Figure scripts:
— Start —
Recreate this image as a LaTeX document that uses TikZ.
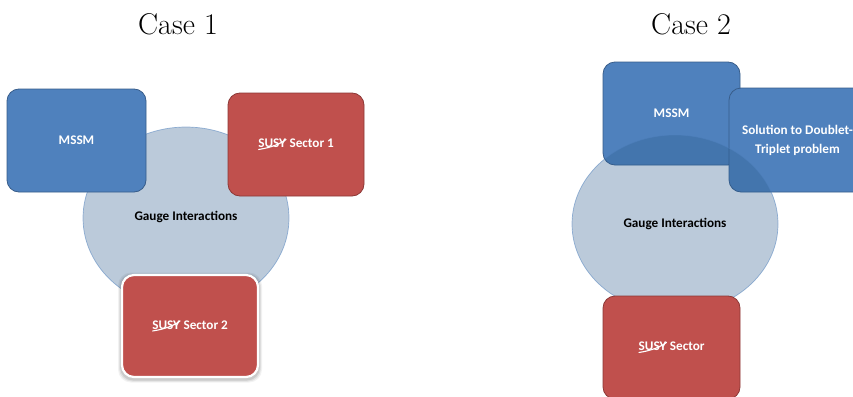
\documentclass[tikz,border=0pt]{standalone}
\usepackage{fontspec}
\newfontfamily\carl{Carlito}
\usetikzlibrary{shapes.geometric,calc}
\definecolor{boxblue}{RGB}{79,129,189}
\definecolor{boxblueline}{RGB}{56,93,138}
\definecolor{boxred}{RGB}{192,80,77}
\definecolor{boxredline}{RGB}{140,56,54}
\definecolor{gaugefill}{RGB}{44,92,142}
\definecolor{gaugeline}{RGB}{79,129,189}
\newcommand\susystrike{\tikz[baseline=(s.base),x=1pt,y=1pt]{\node[rectangle,inner sep=0pt,outer sep=0pt,minimum width=0pt,minimum height=0pt,draw=none,fill=none,text=white](s){SUSY};
  \draw[white,line width=1.1pt,line cap=round,rounded corners=0pt,fill=none] ($(s.south west)+(0.3,-1.5)$) .. controls ($(s.south west)!0.5!(s.south east)+(0,0.5)$) and ($(s.north east)+(-5,-4)$) .. ($(s.north east)+(0,-0.3)$);}}
\tikzset{
  titlenode/.style={font=\fontsize{30}{36}\selectfont, inner sep=0pt},
  box/.style={rectangle, rounded corners=12pt, line width=0.8pt, minimum width=137pt, minimum height=103pt,
    text=white, font=\carl\bfseries\fontsize{13.2}{19}\selectfont, align=center, inner sep=0pt},
  bluebox/.style={box, fill=boxblue, draw=boxblueline},
  redbox/.style={box, fill=boxred, draw=boxredline},
  gauge/.style={ellipse, minimum width=206pt, fill=gaugefill, fill opacity=0.32, draw=gaugeline, draw opacity=0.55,
    line width=0.7pt, inner sep=0pt},
  gaugetext/.style={font=\carl\bfseries\fontsize{13.2}{16}\selectfont, inner sep=0pt},
}
\begin{document}
\begin{tikzpicture}[x=1pt,y=-1pt]
\useasboundingbox (0,0) rectangle (853,396);
\fill[white] (0,0) rectangle (853,396);
\clip (0,0) rectangle (853,396);
% titles
\node[titlenode] (t1) at (178,24) {Case 1};
\node[titlenode] (t2) at (691,24) {Case 2};
% ---- Case 1
\node[gauge, minimum height=182pt] (g1) at (186,218) {};
\node[gaugetext] (g1t) at (186,217) {Gauge Interactions};
\node[bluebox, minimum width=139pt] (m1) at (76.5,140.5) {MSSM};
\node[redbox, minimum width=136pt] (s1) at (296,144.5) {\susystrike{} Sector 1};
% shadow for sector 2
\foreach \e/\o in {4/0.05,3/0.07,2/0.09}{
  \fill[black, opacity=\o, rounded corners=13pt] (122-\e,275-\e+1.5) rectangle (258+\e,377+\e+1.5);
}
\node[redbox, minimum width=136pt, minimum height=102pt, draw=white, line width=2.2pt] (s2) at (190,326) {\susystrike{} Sector 2};
% ---- Case 2
\node[bluebox] (m2) at (671.5,113.5) {MSSM};
\node[bluebox, minimum height=104pt] (sol) at (797.5,140) {Solution to Doublet-\\Triplet problem};
\node[gauge, minimum height=178pt] (g2) at (675,224) {};
\node[gaugetext] (g2t) at (675,224) {Gauge Interactions};
\node[redbox] (s3) at (671.5,347.5) {\susystrike{} Sector};
\end{tikzpicture}
\end{document}
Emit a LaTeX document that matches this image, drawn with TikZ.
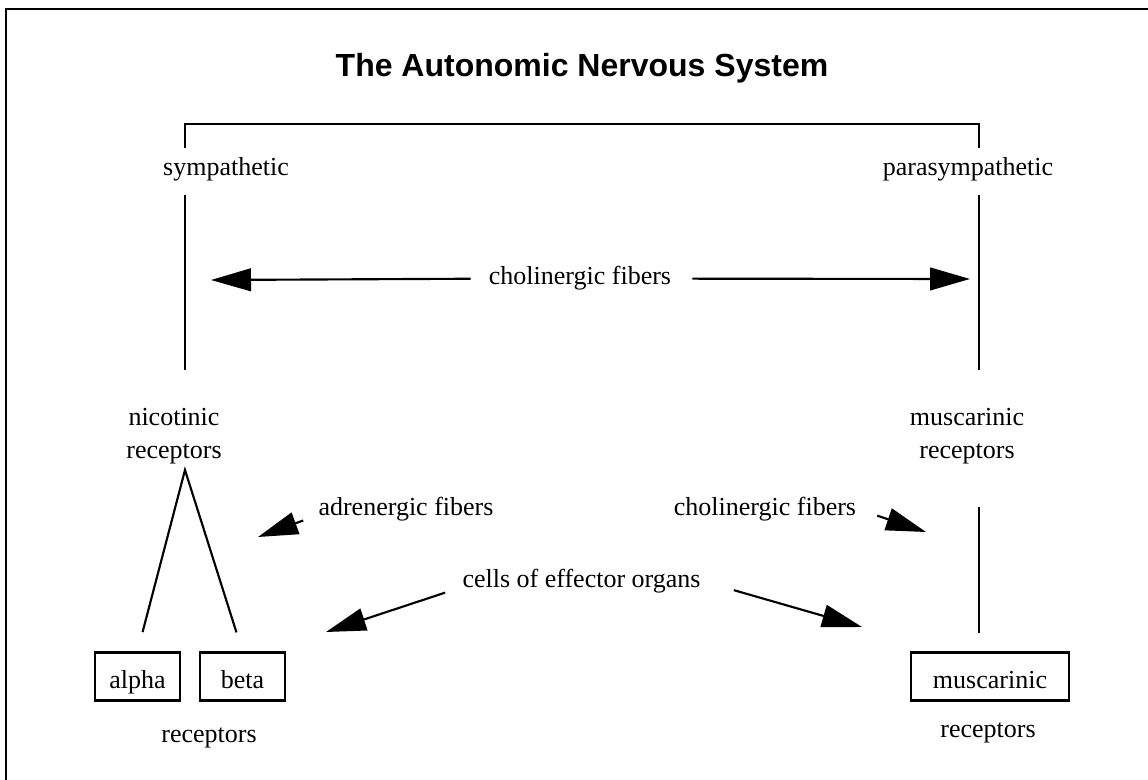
\documentclass[tikz,border=0pt]{standalone}
\usepackage{fontspec}
\setmainfont{Liberation Serif}
\newfontfamily\headfont{Liberation Sans}
\usetikzlibrary{arrows.meta}

\tikzset{
  lbl/.style={font=\fontsize{19.5}{24.75}\selectfont, inner sep=0pt},
  recbox/.style={lbl, draw, line width=1.6pt, minimum height=36pt, text height=17.5pt, text depth=0pt},
  conn/.style={line width=1.6pt},
  fib/.style={line width=1.6pt, -{Triangle[length=30pt,width=17pt]}},
}

\begin{document}
\begin{tikzpicture}[x=0.75pt,y=0.75pt,yscale=-1,xscale=1]
\clip (0,0) rectangle (1148,780);
%frame
\draw [line width=1.8pt] (6,9) rectangle (1160,800) ;

%Title
\node [anchor=base, inner sep=0pt, font=\headfont\bfseries\fontsize{24}{28}\selectfont] (title) at (582,77) {The Autonomic Nervous System};

%Labels
\node [lbl, anchor=base] (symp) at (226,176) {sympathetic};
\node [lbl, anchor=base] (para) at (968,176) {parasympathetic};
\node [lbl, anchor=north, align=center] (nico) at (174,408) {nicotinic\\receptors};
\node [lbl, anchor=north, align=center] (musc) at (967,408) {muscarinic\\receptors};
\node [lbl, anchor=base] (chol) at (580,285) {cholinergic fibers};
\node [lbl, anchor=base] (adren) at (406,515) {adrenergic fibers};
\node [lbl, anchor=base] (chol2) at (765,515) {cholinergic fibers};
\node [lbl, anchor=base] (cells) at (581.5,587) {cells of effector organs};

%Receptor boxes
\node [recbox, minimum width=63.75pt] (alpha) at (137.5,676.5) {alpha};
\node [recbox, minimum width=63.75pt] (beta) at (242.5,676.5) {beta};
\node [recbox, minimum width=118.5pt] (mbox) at (990,676.5) {muscarinic};
\node [lbl, anchor=base] (recl) at (209,742) {receptors};
\node [lbl, anchor=base] (recr) at (988,737) {receptors};

%Bracket and stems
\coordinate (bl) at (185,124);
\coordinate (br) at (979,124);
\coordinate (apex) at (185,470);
\draw [conn, shorten <=7.5pt, shorten >=7.5pt] (bl |- symp.north) -- (bl) -- (br) -- (br |- para.north) ;
\draw [conn, shorten <=10pt, shorten >=28.5pt] (bl |- symp.south) -- (bl |- nico.north) ;
\draw [conn, shorten <=10pt, shorten >=28.5pt] (br |- para.south) -- (br |- musc.north) ;
\draw [conn, shorten <=32.25pt, shorten >=14pt] (br |- musc.south) -- (br |- mbox.north) ;
\draw [conn, shorten <=15pt, shorten >=15pt] (alpha.north) -- (apex) -- (beta.north) ;

%Fiber arrows
\coordinate (tipA) at (211,280);
\coordinate (tipB) at (970,279);
\coordinate (tipC) at (258,537);
\coordinate (tipD) at (926,532);
\coordinate (tipE) at (326,632);
\coordinate (tipF) at (862,627);
\draw [fib, shorten <=13.5pt] (chol.west) -- (tipA) ;
\draw [fib, shorten <=15.75pt] (chol.east) -- (tipB) ;
\draw [fib, shorten <=12pt] (adren.base west) -- (tipC) ;
\draw [fib, shorten <=16.5pt] (chol2.east) -- (tipD) ;
\draw [fib, shorten <=13.5pt] (cells.base west) -- (tipE) ;
\draw [fib, shorten <=25.8pt] (cells.east) -- (tipF) ;

\end{tikzpicture}
\end{document}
— End —
### Objective
Please write out all of the material above without changing a word, and omit any pictures.

### Expected answer
Recreate this image as a LaTeX document that uses TikZ.
\documentclass[tikz,border=0pt]{standalone}
\usepackage{fontspec}
\newfontfamily\carl{Carlito}
\usetikzlibrary{shapes.geometric,calc}
\definecolor{boxblue}{RGB}{79,129,189}
\definecolor{boxblueline}{RGB}{56,93,138}
\definecolor{boxred}{RGB}{192,80,77}
\definecolor{boxredline}{RGB}{140,56,54}
\definecolor{gaugefill}{RGB}{44,92,142}
\definecolor{gaugeline}{RGB}{79,129,189}
\newcommand\susystrike{\tikz[baseline=(s.base),x=1pt,y=1pt]{\node[rectangle,inner sep=0pt,outer sep=0pt,minimum width=0pt,minimum height=0pt,draw=none,fill=none,text=white](s){SUSY};
  \draw[white,line width=1.1pt,line cap=round,rounded corners=0pt,fill=none] ($(s.south west)+(0.3,-1.5)$) .. controls ($(s.south west)!0.5!(s.south east)+(0,0.5)$) and ($(s.north east)+(-5,-4)$) .. ($(s.north east)+(0,-0.3)$);}}
\tikzset{
  titlenode/.style={font=\fontsize{30}{36}\selectfont, inner sep=0pt},
  box/.style={rectangle, rounded corners=12pt, line width=0.8pt, minimum width=137pt, minimum height=103pt,
    text=white, font=\carl\bfseries\fontsize{13.2}{19}\selectfont, align=center, inner sep=0pt},
  bluebox/.style={box, fill=boxblue, draw=boxblueline},
  redbox/.style={box, fill=boxred, draw=boxredline},
  gauge/.style={ellipse, minimum width=206pt, fill=gaugefill, fill opacity=0.32, draw=gaugeline, draw opacity=0.55,
    line width=0.7pt, inner sep=0pt},
  gaugetext/.style={font=\carl\bfseries\fontsize{13.2}{16}\selectfont, inner sep=0pt},
}
\begin{document}
\begin{tikzpicture}[x=1pt,y=-1pt]
\useasboundingbox (0,0) rectangle (853,396);
\fill[white] (0,0) rectangle (853,396);
\clip (0,0) rectangle (853,396);
% titles
\node[titlenode] (t1) at (178,24) {Case 1};
\node[titlenode] (t2) at (691,24) {Case 2};
% ---- Case 1
\node[gauge, minimum height=182pt] (g1) at (186,218) {};
\node[gaugetext] (g1t) at (186,217) {Gauge Interactions};
\node[bluebox, minimum width=139pt] (m1) at (76.5,140.5) {MSSM};
\node[redbox, minimum width=136pt] (s1) at (296,144.5) {\susystrike{} Sector 1};
% shadow for sector 2
\foreach \e/\o in {4/0.05,3/0.07,2/0.09}{
  \fill[black, opacity=\o, rounded corners=13pt] (122-\e,275-\e+1.5) rectangle (258+\e,377+\e+1.5);
}
\node[redbox, minimum width=136pt, minimum height=102pt, draw=white, line width=2.2pt] (s2) at (190,326) {\susystrike{} Sector 2};
% ---- Case 2
\node[bluebox] (m2) at (671.5,113.5) {MSSM};
\node[bluebox, minimum height=104pt] (sol) at (797.5,140) {Solution to Doublet-\\Triplet problem};
\node[gauge, minimum height=178pt] (g2) at (675,224) {};
\node[gaugetext] (g2t) at (675,224) {Gauge Interactions};
\node[redbox] (s3) at (671.5,347.5) {\susystrike{} Sector};
\end{tikzpicture}
\end{document}
Emit a LaTeX document that matches this image, drawn with TikZ.
\documentclass[tikz,border=0pt]{standalone}
\usepackage{fontspec}
\setmainfont{Liberation Serif}
\newfontfamily\headfont{Liberation Sans}
\usetikzlibrary{arrows.meta}

\tikzset{
  lbl/.style={font=\fontsize{19.5}{24.75}\selectfont, inner sep=0pt},
  recbox/.style={lbl, draw, line width=1.6pt, minimum height=36pt, text height=17.5pt, text depth=0pt},
  conn/.style={line width=1.6pt},
  fib/.style={line width=1.6pt, -{Triangle[length=30pt,width=17pt]}},
}

\begin{document}
\begin{tikzpicture}[x=0.75pt,y=0.75pt,yscale=-1,xscale=1]
\clip (0,0) rectangle (1148,780);
%frame
\draw [line width=1.8pt] (6,9) rectangle (1160,800) ;

%Title
\node [anchor=base, inner sep=0pt, font=\headfont\bfseries\fontsize{24}{28}\selectfont] (title) at (582,77) {The Autonomic Nervous System};

%Labels
\node [lbl, anchor=base] (symp) at (226,176) {sympathetic};
\node [lbl, anchor=base] (para) at (968,176) {parasympathetic};
\node [lbl, anchor=north, align=center] (nico) at (174,408) {nicotinic\\receptors};
\node [lbl, anchor=north, align=center] (musc) at (967,408) {muscarinic\\receptors};
\node [lbl, anchor=base] (chol) at (580,285) {cholinergic fibers};
\node [lbl, anchor=base] (adren) at (406,515) {adrenergic fibers};
\node [lbl, anchor=base] (chol2) at (765,515) {cholinergic fibers};
\node [lbl, anchor=base] (cells) at (581.5,587) {cells of effector organs};

%Receptor boxes
\node [recbox, minimum width=63.75pt] (alpha) at (137.5,676.5) {alpha};
\node [recbox, minimum width=63.75pt] (beta) at (242.5,676.5) {beta};
\node [recbox, minimum width=118.5pt] (mbox) at (990,676.5) {muscarinic};
\node [lbl, anchor=base] (recl) at (209,742) {receptors};
\node [lbl, anchor=base] (recr) at (988,737) {receptors};

%Bracket and stems
\coordinate (bl) at (185,124);
\coordinate (br) at (979,124);
\coordinate (apex) at (185,470);
\draw [conn, shorten <=7.5pt, shorten >=7.5pt] (bl |- symp.north) -- (bl) -- (br) -- (br |- para.north) ;
\draw [conn, shorten <=10pt, shorten >=28.5pt] (bl |- symp.south) -- (bl |- nico.north) ;
\draw [conn, shorten <=10pt, shorten >=28.5pt] (br |- para.south) -- (br |- musc.north) ;
\draw [conn, shorten <=32.25pt, shorten >=14pt] (br |- musc.south) -- (br |- mbox.north) ;
\draw [conn, shorten <=15pt, shorten >=15pt] (alpha.north) -- (apex) -- (beta.north) ;

%Fiber arrows
\coordinate (tipA) at (211,280);
\coordinate (tipB) at (970,279);
\coordinate (tipC) at (258,537);
\coordinate (tipD) at (926,532);
\coordinate (tipE) at (326,632);
\coordinate (tipF) at (862,627);
\draw [fib, shorten <=13.5pt] (chol.west) -- (tipA) ;
\draw [fib, shorten <=15.75pt] (chol.east) -- (tipB) ;
\draw [fib, shorten <=12pt] (adren.base west) -- (tipC) ;
\draw [fib, shorten <=16.5pt] (chol2.east) -- (tipD) ;
\draw [fib, shorten <=13.5pt] (cells.base west) -- (tipE) ;
\draw [fib, shorten <=25.8pt] (cells.east) -- (tipF) ;

\end{tikzpicture}
\end{document}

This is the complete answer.